In chemistry, orbitals are regions around the nucleus of an atom where electrons are most likely to be found. Different types of orbitals exhibit unique shapes and orientations within the atom. They are typically categorized as s, p, d, and f orbitals.

• s-orbitals: These orbitals are spherical in shape and can be found in any energy level (n). Each energy level has one s-orbital.


• p-orbitals: Shaped like dumbbells, p-orbitals exist in sets of three and come in any energy level from n=2 and upwards.


• d-orbitals: These orbitals have a complex, cloverleaf shape and come in sets of five. They are present from energy level n=3 onwards.


• f-orbitals: With even more complex shapes than the d-orbitals, f-orbitals come in sets of seven and are found in energy levels starting from n=4.

Understanding these orbital types is vital in predicting how atoms bond and react with one another. You can visualize the shape of these orbitals as clouds representing the most likely locations where an electron can be found. This can help clarify why certain molecules have their specific shapes and properties.

Radial nodes are regions within atomic orbitals where the probability of finding an electron is exactly zero. These nodes appear as concentric spheres around the nucleus, where the electron density falls to zero. The number of radial nodes an orbital has is determined by subtracting the angular momentum quantum number, \( l \), from the principal quantum number, \( n \).

The formula is:

• Number of radial nodes = \( n - l - 1 \).

For example, a 3p orbital will have \( 3 - 1 - 1 = 1 \) radial node. Understanding radial nodes is necessary for predicting the behavior and reactivity of atoms, as they influence how electrons are distributed in space. They also play a role in quantum mechanical calculations involving atoms and molecules.

Angular nodes are planes or surfaces where the probability of finding an electron is zero.
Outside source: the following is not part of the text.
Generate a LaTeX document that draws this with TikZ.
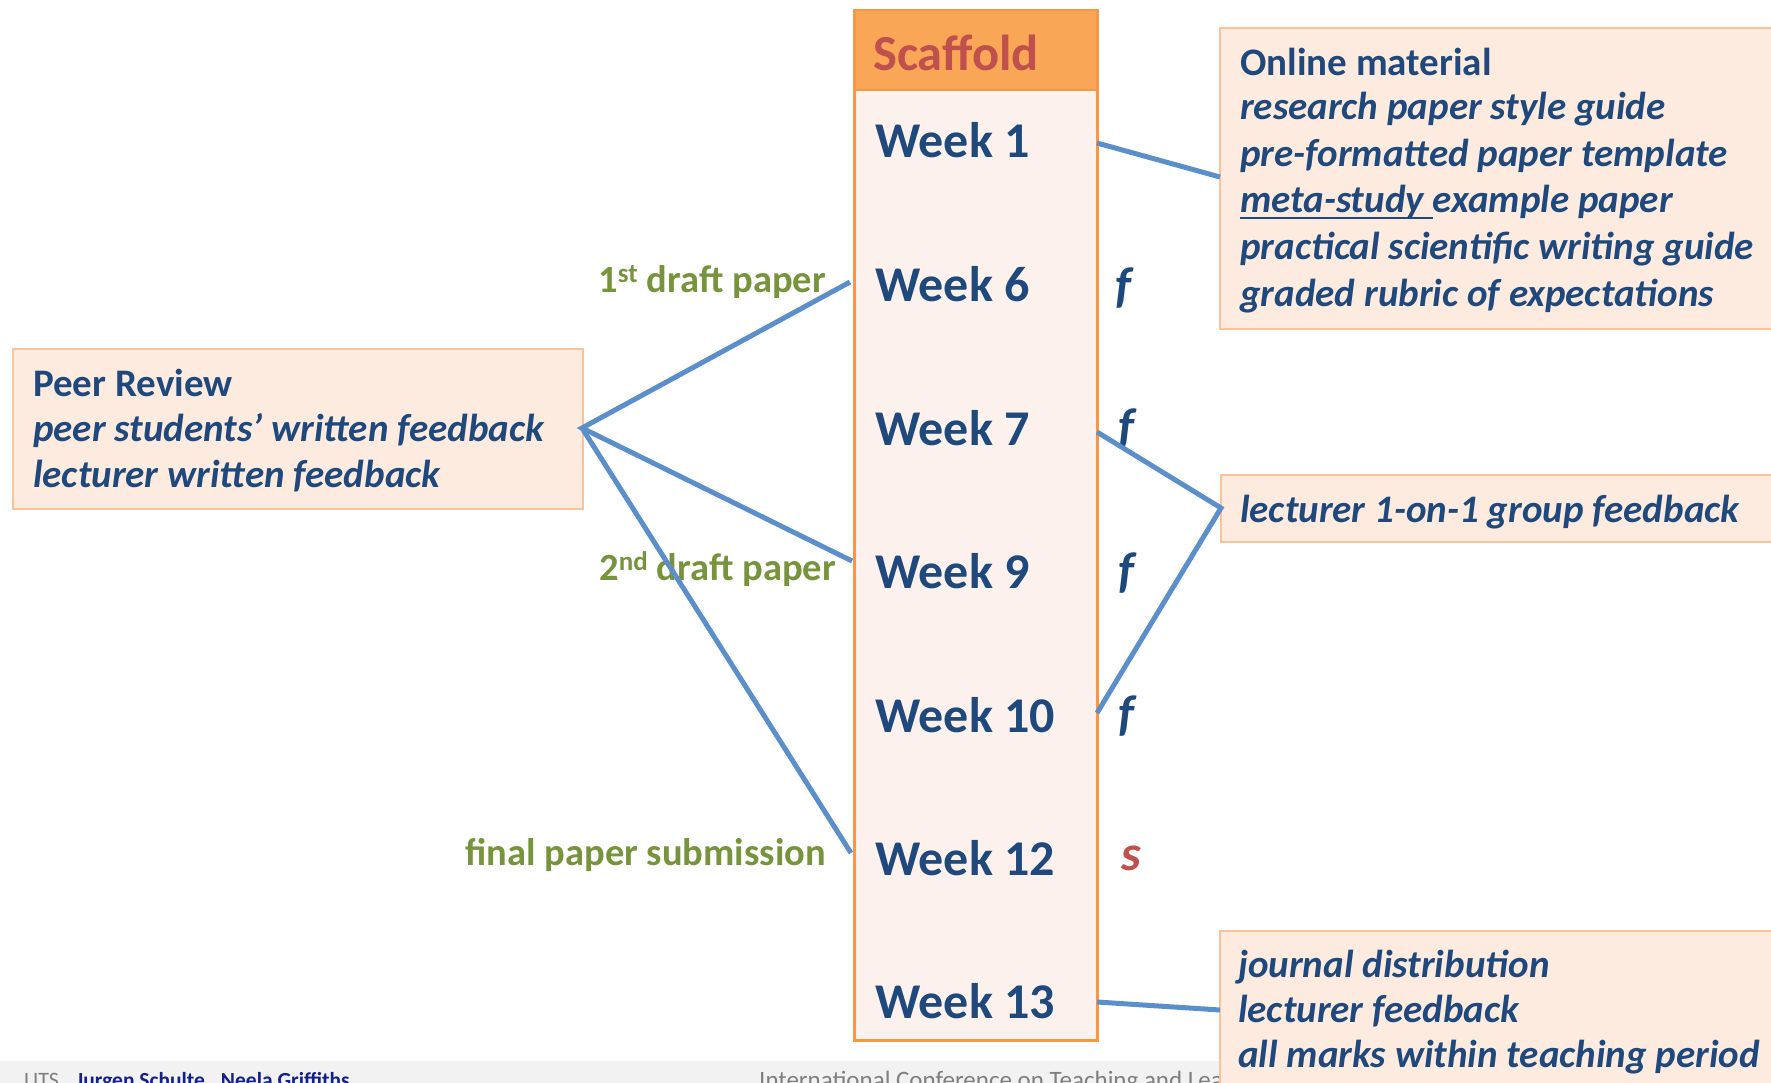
\documentclass[tikz,border=0pt]{standalone}
\usepackage{fontspec}
\setmainfont{Carlito}
\definecolor{navy}{HTML}{1F497D}
\definecolor{scafred}{HTML}{C0504D}
\definecolor{grn}{HTML}{77933C}
\definecolor{orangeline}{HTML}{F79646}
\definecolor{headfill}{HTML}{F9A757}
\definecolor{colfill}{HTML}{FCF1EC}
\definecolor{boxfill}{HTML}{FDEBDF}
\definecolor{boxline}{HTML}{FAC39A}
\definecolor{conn}{HTML}{5B8FCA}
\definecolor{footfill}{HTML}{F2F2F2}
\definecolor{footgrey}{HTML}{7F7F7F}
\definecolor{footblue}{HTML}{14208C}
\newcommand\ulmeta[1]{\setbox0\hbox{#1}\rlap{\rule[-6pt]{\wd0}{1.8pt}}\box0}
\begin{document}
\begin{tikzpicture}[x=1pt,y=-1pt,
  box/.style={draw=boxline, fill=boxfill, line width=2pt, inner sep=0pt, anchor=north west},
  txt/.style={anchor=base west, inner sep=0pt, text=navy, font=\bfseries\itshape\fontsize{39}{39}\selectfont},
  headtxt/.style={anchor=base west, inner sep=0pt, text=navy, font=\bfseries\fontsize{39}{39}\selectfont},
  wk/.style={anchor=base west, inner sep=0pt, text=navy, font=\bfseries\fontsize{50}{50}\selectfont},
  fmark/.style={anchor=base west, inner sep=0pt, text=navy, font=\bfseries\itshape\fontsize{50}{50}\selectfont},
  grlab/.style={anchor=base east, inner sep=0pt, text=grn, font=\bfseries\fontsize{38.5}{38.5}\selectfont},
  conline/.style={draw=conn, line width=5pt},
  foot/.style={anchor=base west, inner sep=0pt, font=\fontsize{22}{22}\selectfont}
]
\useasboundingbox (0,0) rectangle (1771,1083);
\clip (0,0) rectangle (1771,1083);

% footer
\node (footer) [fill=footfill, minimum width=1771pt, minimum height=24pt, inner sep=0pt, anchor=north west] at (0,1061) {};
\node (uts) [foot, text=footgrey] at (24,1087) {UTS};
\node (authors) [foot, text=footblue, font=\bfseries\fontsize{21.5}{21.5}\selectfont] at (76,1087) {Jurgen Schulte\hspace{16pt}Neela Griffiths};
\node (conf) [foot, text=footgrey, font=\fontsize{25}{25}\selectfont] at (759,1088) {International Conference on Teaching and Learning};

% scaffold column
\node (col) [draw=orangeline, fill=colfill, line width=2.5pt, minimum width=243pt, minimum height=950pt, inner sep=0pt, anchor=north west] at (853,89) {};
\node (head) [draw=orangeline, fill=headfill, line width=2.5pt, minimum width=243pt, minimum height=80pt, inner sep=0pt, anchor=north west] at (853,9) {};
\node (scaf) [anchor=base west, inner sep=0pt, text=scafred, font=\bfseries\fontsize{50.5}{50.5}\selectfont] at (873,71) {Scaffold};

\node (w1)  [wk] at (875,158)   {Week 1};
\node (w6)  [wk] at (875,301.5) {Week 6};
\node (w7)  [wk] at (875,445)   {Week 7};
\node (w9)  [wk] at (875,588.5) {Week 9};
\node (w10) [wk] at (875,732)   {Week 10};
\node (w12) [wk] at (875,875)   {Week 12};
\node (w13) [wk] at (875,1018)  {Week 13};

\node (f6)  [fmark] at (1115,302) {f};
\node (f7)  [fmark] at (1118,443) {f};
\node (f9)  [fmark] at (1118,587) {f};
\node (f10) [fmark] at (1118,730) {f};
\node (s12) [fmark, text=scafred] at (1121,870) {s};

% green labels
\node (d1) [grlab] at (826,292) {1\textsuperscript{st} draft paper};
\node (d2) [grlab] at (836,580) {2\textsuperscript{nd} draft paper};
\node (fin) [grlab] at (826,865) {final paper submission};

% peer review box
\node (peer) [box, minimum width=570pt, minimum height=160pt] at (12,348) {};
\node (peer1) [headtxt] at (33,396) {Peer Review};
\node (peer2) [txt] at (33,441) {peer students’ written feedback};
\node (peer3) [txt] at (33,487) {lecturer written feedback};

% online material box
\node (online) [box, minimum width=572pt, minimum height=301pt] at (1219,27) {};
\node (on1) [headtxt] at (1240,76) {Online material};
\node (on2) [txt] at (1240,120) {research paper style guide};
\node (on3) [txt] at (1240,166.5) {pre-formatted paper template};
\node (on4) [txt] at (1240,213) {\ulmeta{meta-study }example paper};
\node (on5) [txt] at (1240,259.5) {practical scientific writing guide};
\node (on6) [txt] at (1240,306) {graded rubric of expectations};

% lecturer 1-on-1 box
\node (lect) [box, minimum width=572pt, minimum height=67pt] at (1220,474) {};
\node (lect1) [txt] at (1240,522) {lecturer 1-on-1 group feedback};

% final box
\node (fbox) [box, minimum width=572pt, minimum height=160pt] at (1219,930) {};
\node (fb1) [txt] at (1238,977) {journal distribution};
\node (fb2) [txt] at (1238,1022) {lecturer feedback};
\node (fb3) [txt] at (1238,1067) {all marks within teaching period};

% connector end points
\coordinate (hub) at (582,428);
\coordinate (p6) at (850,282);
\coordinate (p9) at (852,561);
\coordinate (p12) at (851,853);
\coordinate (q1) at (1097,143);
\coordinate (q7) at (1097,432);
\coordinate (q10) at (1097,713);
\coordinate (q13) at (1097,1002);
\coordinate (onl) at (1220,177);
\coordinate (lecl) at (1221,508);
\coordinate (fbl) at (1220,1010);

\draw[conline] (p6) -- (hub) -- (p9);
\draw[conline] (hub) -- (p12);
\draw[conline] (q1) -- (onl);
\draw[conline] (q7) -- (lecl) -- (q10);
\draw[conline] (q13) -- (fbl);
\end{tikzpicture}
\end{document}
These are caused by the orbital's shape and the orientation of its lobes rather than its distance from the nucleus. For example, in p-orbitals, the angular nodes align with planes that bisect the dumbbell shapes, and they manifest as nodes along the axes in the Cartesian coordinate system.

• Number of angular nodes = \( l \), where \( l \) is the azimuthal quantum number.
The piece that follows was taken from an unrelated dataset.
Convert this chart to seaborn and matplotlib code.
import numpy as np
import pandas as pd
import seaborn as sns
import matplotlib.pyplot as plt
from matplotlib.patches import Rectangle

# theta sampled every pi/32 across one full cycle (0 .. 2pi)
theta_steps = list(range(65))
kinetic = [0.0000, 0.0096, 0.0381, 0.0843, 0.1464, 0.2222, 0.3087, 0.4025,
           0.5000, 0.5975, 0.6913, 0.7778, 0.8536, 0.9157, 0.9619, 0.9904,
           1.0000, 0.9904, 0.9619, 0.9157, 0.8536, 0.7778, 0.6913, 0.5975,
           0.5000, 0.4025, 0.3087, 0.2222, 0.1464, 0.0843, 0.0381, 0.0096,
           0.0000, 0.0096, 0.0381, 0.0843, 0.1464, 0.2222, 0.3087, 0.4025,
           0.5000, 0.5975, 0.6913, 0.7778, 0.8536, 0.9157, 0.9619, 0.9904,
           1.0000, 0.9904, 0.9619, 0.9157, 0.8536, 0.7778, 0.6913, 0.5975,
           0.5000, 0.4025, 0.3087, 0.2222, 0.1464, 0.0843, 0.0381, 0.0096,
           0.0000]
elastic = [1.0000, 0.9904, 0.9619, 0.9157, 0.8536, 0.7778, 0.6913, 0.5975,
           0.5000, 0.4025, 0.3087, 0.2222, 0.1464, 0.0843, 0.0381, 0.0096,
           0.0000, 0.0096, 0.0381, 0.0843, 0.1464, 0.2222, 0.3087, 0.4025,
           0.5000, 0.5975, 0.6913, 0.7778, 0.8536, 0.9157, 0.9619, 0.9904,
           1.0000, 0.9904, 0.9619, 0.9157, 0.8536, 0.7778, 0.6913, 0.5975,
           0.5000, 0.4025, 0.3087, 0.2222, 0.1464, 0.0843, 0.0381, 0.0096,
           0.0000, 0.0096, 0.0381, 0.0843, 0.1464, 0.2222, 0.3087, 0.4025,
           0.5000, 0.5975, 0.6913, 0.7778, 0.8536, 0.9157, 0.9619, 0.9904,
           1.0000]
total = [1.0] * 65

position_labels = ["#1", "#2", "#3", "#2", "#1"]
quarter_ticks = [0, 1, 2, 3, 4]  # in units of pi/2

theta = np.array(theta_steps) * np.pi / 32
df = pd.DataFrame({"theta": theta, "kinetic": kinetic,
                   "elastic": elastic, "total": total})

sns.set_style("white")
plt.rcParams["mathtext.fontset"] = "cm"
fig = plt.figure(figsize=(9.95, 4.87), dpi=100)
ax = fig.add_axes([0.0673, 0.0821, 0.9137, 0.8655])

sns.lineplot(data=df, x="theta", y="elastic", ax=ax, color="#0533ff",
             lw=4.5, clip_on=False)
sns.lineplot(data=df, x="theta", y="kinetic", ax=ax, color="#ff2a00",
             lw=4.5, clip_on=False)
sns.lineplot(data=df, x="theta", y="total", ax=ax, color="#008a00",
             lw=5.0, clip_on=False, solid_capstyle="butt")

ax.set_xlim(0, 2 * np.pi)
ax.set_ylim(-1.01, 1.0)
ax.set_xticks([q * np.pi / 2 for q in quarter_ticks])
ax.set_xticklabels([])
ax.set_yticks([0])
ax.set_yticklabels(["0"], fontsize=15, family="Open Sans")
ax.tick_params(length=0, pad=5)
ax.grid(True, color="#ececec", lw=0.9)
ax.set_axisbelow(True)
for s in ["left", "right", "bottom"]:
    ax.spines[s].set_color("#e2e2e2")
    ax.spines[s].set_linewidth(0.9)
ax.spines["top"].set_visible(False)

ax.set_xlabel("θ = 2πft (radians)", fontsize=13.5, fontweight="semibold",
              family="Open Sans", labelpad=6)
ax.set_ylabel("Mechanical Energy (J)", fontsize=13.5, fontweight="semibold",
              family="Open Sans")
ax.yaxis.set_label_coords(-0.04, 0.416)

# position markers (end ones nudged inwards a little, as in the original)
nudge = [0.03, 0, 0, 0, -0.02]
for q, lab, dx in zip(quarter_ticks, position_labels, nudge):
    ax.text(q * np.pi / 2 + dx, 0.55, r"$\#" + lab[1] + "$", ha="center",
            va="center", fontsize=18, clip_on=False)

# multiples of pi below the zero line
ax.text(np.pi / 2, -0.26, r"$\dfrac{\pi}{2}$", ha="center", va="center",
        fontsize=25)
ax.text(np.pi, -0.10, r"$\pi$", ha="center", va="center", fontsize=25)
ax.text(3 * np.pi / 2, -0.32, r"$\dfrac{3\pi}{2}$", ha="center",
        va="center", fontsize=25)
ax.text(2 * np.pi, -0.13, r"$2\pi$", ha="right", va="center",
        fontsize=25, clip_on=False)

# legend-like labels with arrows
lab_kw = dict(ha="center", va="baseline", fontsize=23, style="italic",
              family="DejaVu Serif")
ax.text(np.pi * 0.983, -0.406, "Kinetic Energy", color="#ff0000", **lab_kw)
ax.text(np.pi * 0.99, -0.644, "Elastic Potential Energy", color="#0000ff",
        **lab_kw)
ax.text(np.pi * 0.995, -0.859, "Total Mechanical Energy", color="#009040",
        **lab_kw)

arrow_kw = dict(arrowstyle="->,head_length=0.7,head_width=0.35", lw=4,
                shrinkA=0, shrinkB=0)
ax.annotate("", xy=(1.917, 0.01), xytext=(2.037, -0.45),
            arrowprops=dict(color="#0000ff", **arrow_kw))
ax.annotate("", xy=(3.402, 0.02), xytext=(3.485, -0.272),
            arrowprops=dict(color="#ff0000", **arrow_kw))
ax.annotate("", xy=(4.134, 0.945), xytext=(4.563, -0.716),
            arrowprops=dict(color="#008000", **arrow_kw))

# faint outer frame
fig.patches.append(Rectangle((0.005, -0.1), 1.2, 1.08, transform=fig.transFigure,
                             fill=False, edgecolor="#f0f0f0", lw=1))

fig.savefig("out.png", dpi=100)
This quantum number determines the overall shape of the orbital. More angular nodes typically mean more complex shapes, as seen with d and f orbitals. For instance, a d orbital has l = 2, thus having 2 angular nodes, while an f orbital has l = 3, resulting in 3 angular nodes. The angular nodes are significant in understanding which directions electrons may pair, affecting molecular geometry and bonding.